15/12/2025 0 Kommentare
Warten lernen
Warten lernen
# Wort zum Alltag

Warten lernen
Der Dezember ist eigentlich keine Zeit des Wartens. Es ist eine Zeit der Termine.
Da sind die Weihnachtsfeiern – beruflich, im Verein, im Freundeskreis. Alle Jahre wieder stehen sie im Kalender. Man freut sich darauf, und doch reiht sich oft ein Abend an den nächsten. Es ist schön – aber es ist auch voll.
Da ist die Feuerzangenbowle mit Freunden. Man trifft sich, lacht, erzählt sich Geschichten, Da heißt es dann: O du fröhliche Zeit. Und gleichzeitig schwingt mit: Wir müssen das noch schaffen, bevor alles vorbei ist.
Und da ist das nächste Weihnachtskonzert. Die Musik, die uns berührt. Die alten Melodien, die sofort vertraut sind. Vom Himmel hoch, könnte man sagen – für einen Moment hebt sich der Alltag. Und kaum ist der letzte Ton verklungen, geht es weiter.
All das gehört zum Dezember. All das ist gut. Und doch ist kaum Platz für eines: für das Warten.
Wir überbrücken jede freie Minute. Wir füllen jede Lücke. Leise rieselt der Schnee – aber laut dröhnt die Weihnachtszeit.
Der Advent erzählt eine andere Geschichte.
Die Bibel kennt das Warten nicht als Leerlauf, sondern als geistliche Haltung.
Der Psalm sagt: „Harre des Herrn, sei getrost und unverzagt und harre des Herrn.“
Das ist kein ungeduldiges Warten. Kein nervöses Schauen auf die Uhr. Sondern ein Vertrauen: Gott kommt – aber nicht auf Abruf.
Auch Gott wartet.

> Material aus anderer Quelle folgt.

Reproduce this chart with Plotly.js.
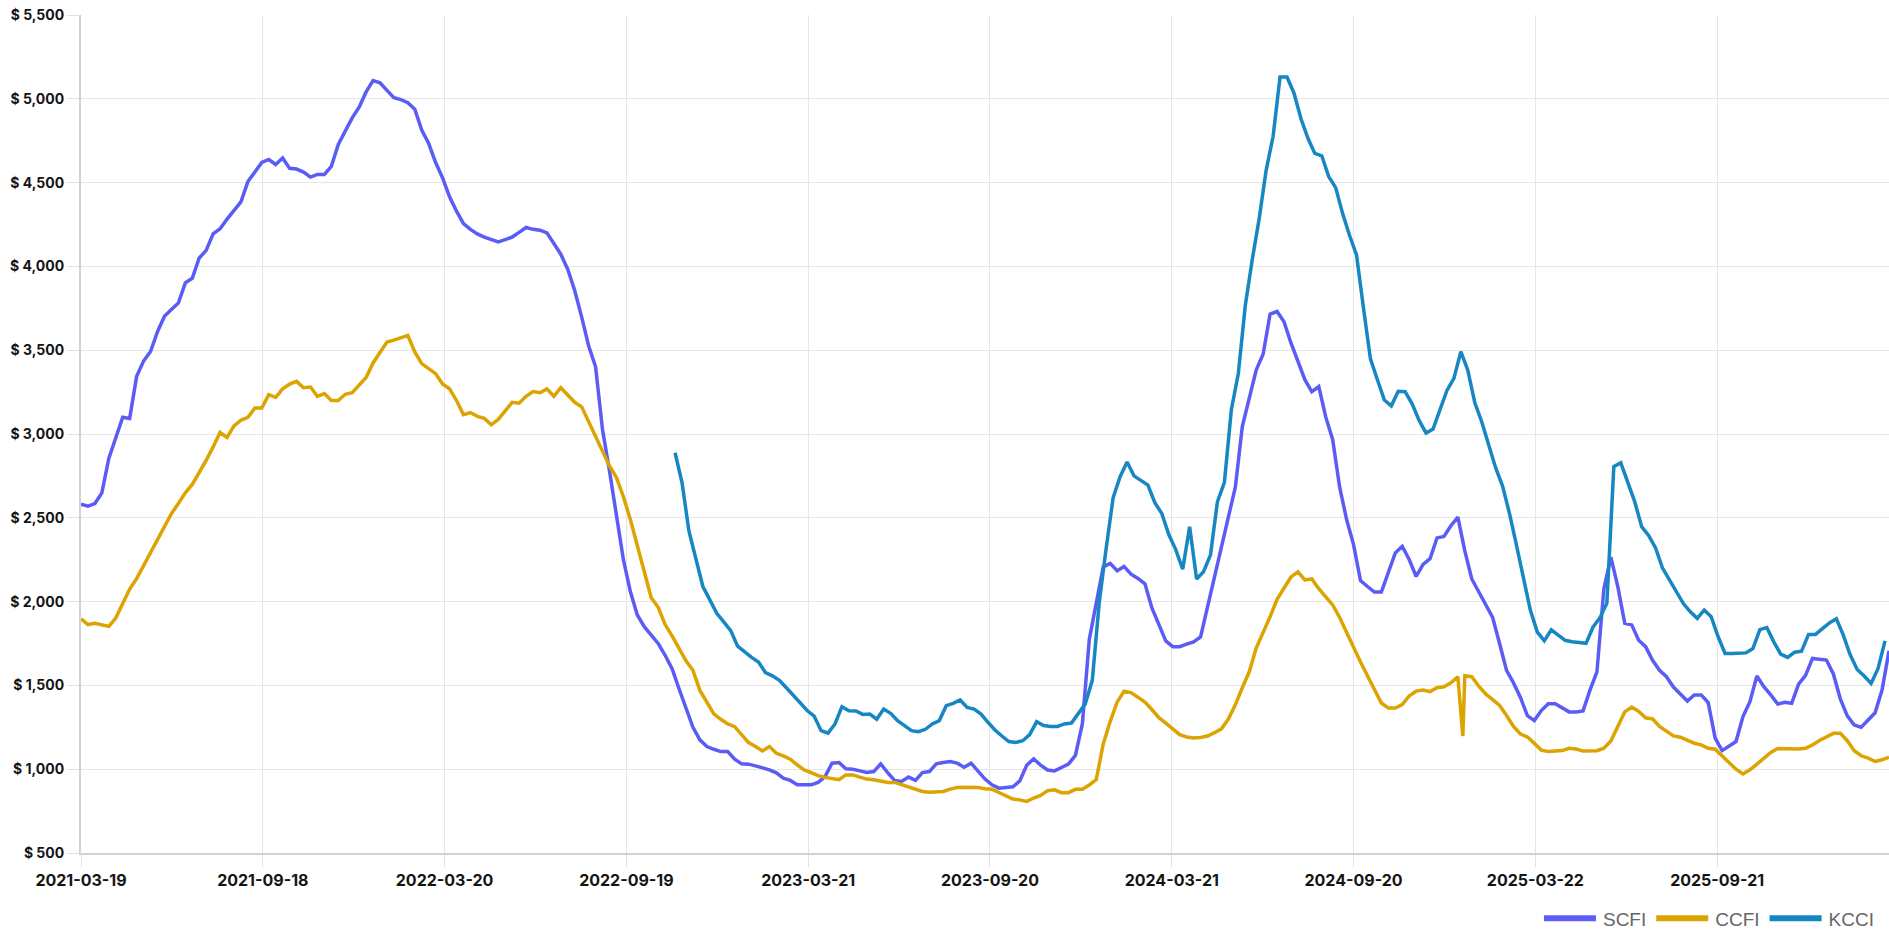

Neun Monate, bis ein Kind geboren wird. Jahrhunderte der Hoffnung. Und dann – Stille Nacht. Kein großer Auftritt. Kein Gedränge. Nur ein Kind in einem Stall.
Vielleicht ist das die Zumutung des Advents: Dass Gott sich nicht in unsere Terminpläne einfügt. Dass er nicht zwischen Weihnachtsfeier und Konzert „abgehandelt“ wird. Sondern dort kommt, wo wir aufhören, alles festzuhalten.
Warten heißt dann nicht, nichts zu tun. Sondern: Raum zu lassen. Nicht alles sofort zu füllen. Nicht alles gleich zu verstehen.
Dieser Dom am Abend hilft uns dabei. Das Licht ist gedämpft. Die Schritte werden langsamer. Fast könnte man meinen: Es ist ein Ros entsprungen – unscheinbar, leise, ohne Eile.
Vielleicht ist genau das Advent: Dass wir Gott nicht vorwegnehmen, sondern ihm zutrauen, dass er kommt.
Nicht schneller. Nicht lauter. Aber verlässlich.
Und so dürfen wir heute warten. Mit unserer Vorfreude. Mit unserer Müdigkeit. Mit allem, was uns noch bevorsteht.
Denn Gott kommt. Nicht, weil wir fertig sind. Sondern weil wir warten.